What this all says to me is that for an extreme claim (e.g. using an array and doing a linear search will be faster than a hashmap lookup) it should require equally extreme evidence to substantiate it (e.g. the results of performance tests that stand up to heavy scrutiny).

I feel there is a trap in which someone might look at this sort of thing and say, a-ha I don't actually need to care about big O reasoning or standard understanding of data structures at all! That would be a tragic misreading of this sort of example.

2 comments

> before navigating away from trusting the big O analysis.

I don't think that's the spirit of the article. The spirit is to not assume O(1) is O(1) if you work with a physical computer and care about anything beyond how many times your program counter increments. Make sure to use big O notation that includes the complexities of carrying out those single instructions.
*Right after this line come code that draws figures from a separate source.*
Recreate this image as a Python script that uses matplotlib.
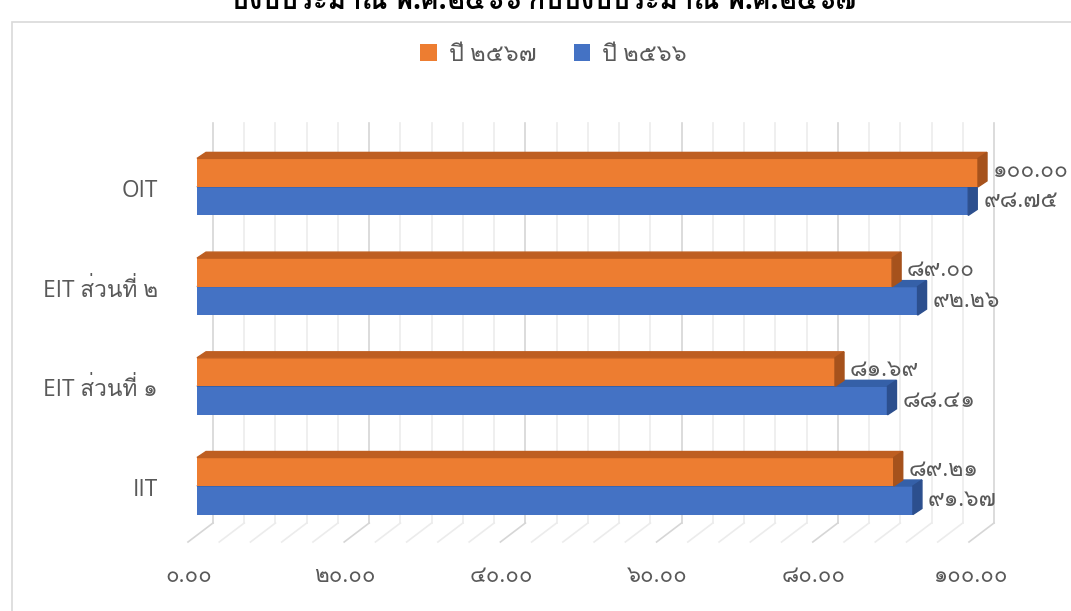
import matplotlib
matplotlib.use("Agg")
import matplotlib.pyplot as plt
from matplotlib import font_manager, ft2font
from matplotlib.patches import Polygon, Rectangle

# data (bottom -> top)
categories = ["IIT", "EIT ส่วนที่ ๑", "EIT ส่วนที่ ๒", "OIT"]
score_2567 = [89.21, 81.69, 89.00, 100.00]
score_2566 = [91.67, 88.41, 92.26, 98.75]
series_names = ["ปี ๒๕๖๗", "ปี ๒๕๖๖"]
x_ticks = [0, 20, 40, 60, 80, 100]
grid_step = 4
title = "ปีงบประมาณ พ.ศ.๒๕๖๖ กับปีงบประมาณ พ.ศ.๒๕๖๗"

ORANGE, ORANGE_TOP, ORANGE_SIDE = "#ED7D31", "#BE5E21", "#A6521C"
BLUE, BLUE_TOP, BLUE_SIDE = "#4472C4", "#3560A8", "#2C4F8E"
GRAY = "#595959"

THAI_DIGITS = str.maketrans("0123456789", "๐๑๒๓๔๕๖๗๘๙")


def thai_num(v):
    return f"{v:.2f}".translate(THAI_DIGITS)


def find_thai_font():
    found = []
    for f in font_manager.fontManager.ttflist:
        try:
            cm = ft2font.FT2Font(f.fname).get_charmap()
        except Exception:
            continue
        if 0x0E01 in cm and 0x0E51 in cm:
            found.append(f)
    if not found:
        return None
    found.sort(key=lambda f: (f.weight not in (400, "normal", "regular"), f.style != "normal"))
    return found[0].name


thai = find_thai_font()
FAMILY = ["Open Sans"] + ([thai] if thai else []) + ["DejaVu Sans"]
plt.rcParams["font.family"] = FAMILY

W, H = 1071, 611
fig = plt.figure(figsize=(W / 100, H / 100), dpi=100)
ax = fig.add_axes([0, 0, 1, 1])

# pixel scales of the fake 3D layout
PX_X = 7.81    # px per score unit
PX_Y = 99.7    # px per category
x0_px, y0_px = 197, 486
ax.set_xlim(-x0_px / PX_X, (W - x0_px) / PX_X)
ax.set_ylim((y0_px - H) / PX_Y, y0_px / PX_Y)
ax.axis("off")

dx, dy = 9 / PX_X, 6 / PX_Y           # bar depth
wall_dx = 16 / PX_X                    # back wall offset
wall_top, wall_bot = (y0_px - 123) / PX_Y, (y0_px - 523) / PX_Y
floor_dx, floor_y = -25 / PX_X, (y0_px - 542) / PX_Y
bar_h = 28.5 / PX_Y

# back wall gridlines + floor
for v in range(0, 101, grid_step):
    c = "#D6D6D6" if v % 20 == 0 else "#ECECEC"
    ax.plot([v + wall_dx, v + wall_dx], [wall_bot, wall_top], color=c, lw=1.2, zorder=1)
    ax.plot([v + wall_dx, v + wall_dx + floor_dx], [wall_bot, floor_y], color=c, lw=1.2, zorder=1)

for v in x_ticks:
    ax.text(v - 8 / PX_X, (y0_px - 577) / PX_Y, thai_num(v), ha="center", va="center",
            fontsize=16, color=GRAY)

handles = []
for i, (cat, o, b) in enumerate(zip(categories, score_2567, score_2566)):
    y = i
    # 2566 (lower, blue)
    hb = ax.barh(y - bar_h / 2, b, height=bar_h, color=BLUE, zorder=3)
    ax.add_patch(Polygon([(0, y), (b, y), (b + dx, y + dy), (dx, y + dy)],
                         closed=True, color=BLUE_TOP, zorder=3))
    ax.add_patch(Polygon([(b, y - bar_h), (b, y), (b + dx, y + dy), (b + dx, y - bar_h + dy)],
                         closed=True, color=BLUE_SIDE, zorder=3))
    # 2567 (upper, orange)
    ho = ax.barh(y + bar_h / 2, o, height=bar_h, color=ORANGE, zorder=4)
    t = y + bar_h
    ax.add_patch(Polygon([(0, t), (o, t), (o + dx, t + dy), (dx, t + dy)],
                         closed=True, color=ORANGE_TOP, zorder=4))
    ax.add_patch(Polygon([(o, y), (o, t), (o + dx, t + dy), (o + dx, y + dy)],
                         closed=True, color=ORANGE_SIDE, zorder=4))
    if i == 0:
        handles = [ho, hb]

    ax.text(o + 15 / PX_X, y + bar_h / 2 + 2 / PX_Y, thai_num(o), ha="left", va="center",
            fontsize=16.5, color=GRAY, zorder=5)
    ax.text(b + 15 / PX_X, y - bar_h / 2, thai_num(b), ha="left", va="center",
            fontsize=16.5, color=GRAY, zorder=5)
    ax.text(-39 / PX_X, y - 4 / PX_Y, cat, ha="right", va="center", fontsize=16.3, color=GRAY)

fig.legend(handles, series_names, loc="center", bbox_to_anchor=(0.517, 1 - 55 / H), ncol=2,
           frameon=False, handlelength=0.7, handleheight=0.7, handletextpad=0.5,
           columnspacing=1.6, prop=dict(family=FAMILY, size=17), labelcolor=GRAY)

# chart frame and clipped title
fig.add_artist(Rectangle((12 / W, -0.05), 1.1, 1.05 - 22 / H, transform=fig.transFigure,
                         fill=False, edgecolor="#D9D9D9", lw=1.2))
fig.text(0.508, 1 - 1 / H, title, ha="center", va="center", fontsize=20, weight="bold",
         color="black")

fig.savefig("out.png", dpi=100)
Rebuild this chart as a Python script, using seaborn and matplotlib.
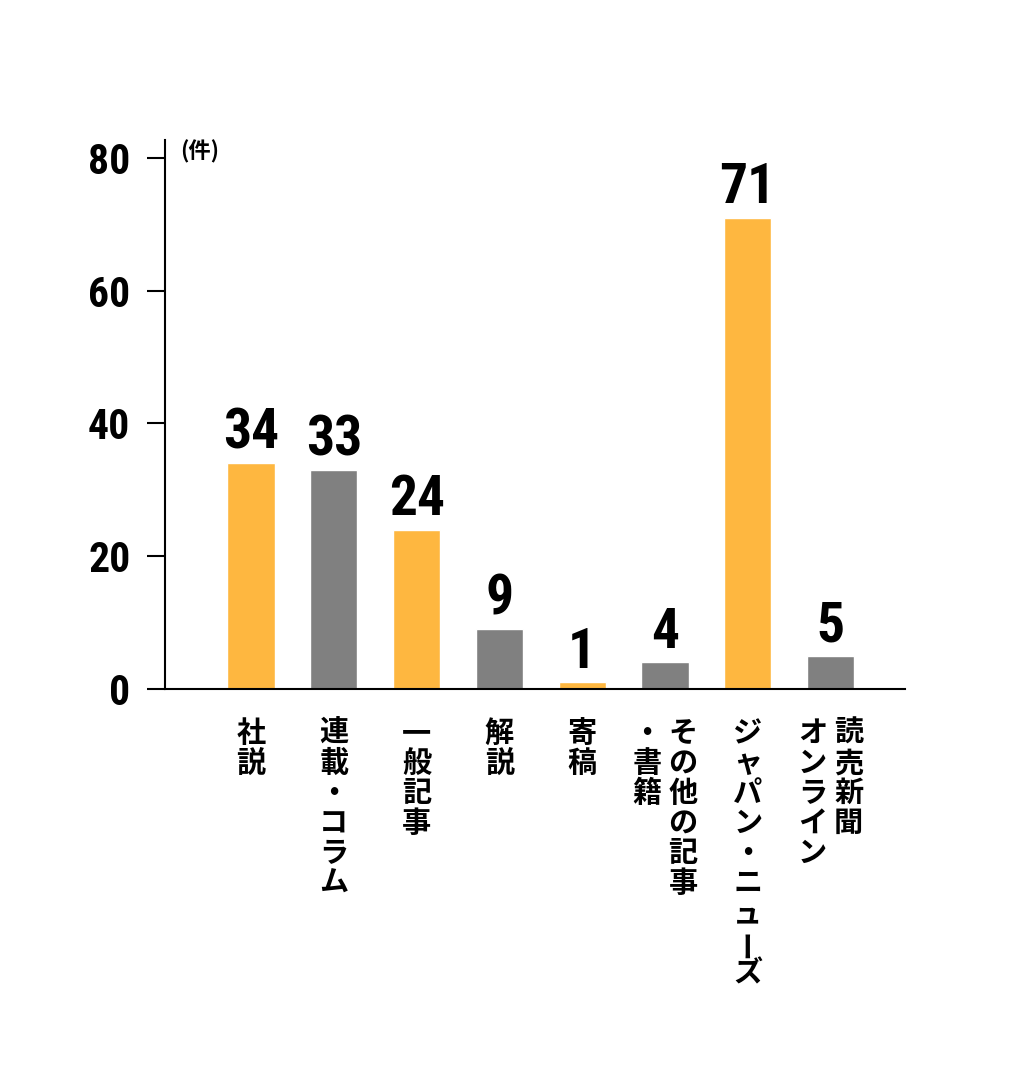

If you work with more than 32k of data, you either need to modify your big O to take latency into account, or you're assuming some worst case cache level, which is fine, and what you're doing with an idealistic big O...but that's a terrible assumption if you're actually trying to achieve speed or realistic metrics.

I agree. That's why the article is wrong-headed in its presentation.

Generally when you begin working on problems where this sort of thing is relevant, you have to make choices to get something going. You want to avoid premature optimization and you need something on the ground. In short, you have to assume O(1) is O(1) ... and it basically always is, except when there's evidence that it's not.

The value of the article is to point out cases when these abstractions break down, and the value of performance testing. But carrying it to an extreme such as, "Never make any assumptions about how any data structures work until you've performance tested every single thing in your application" is of course wildly unproductive.

> using an array and doing a linear search will be faster than a hashmap lookup

For small enough sets of data, this will likely be true, simply because you don't have to compute a hash.

Of course, it likely won't scale very well.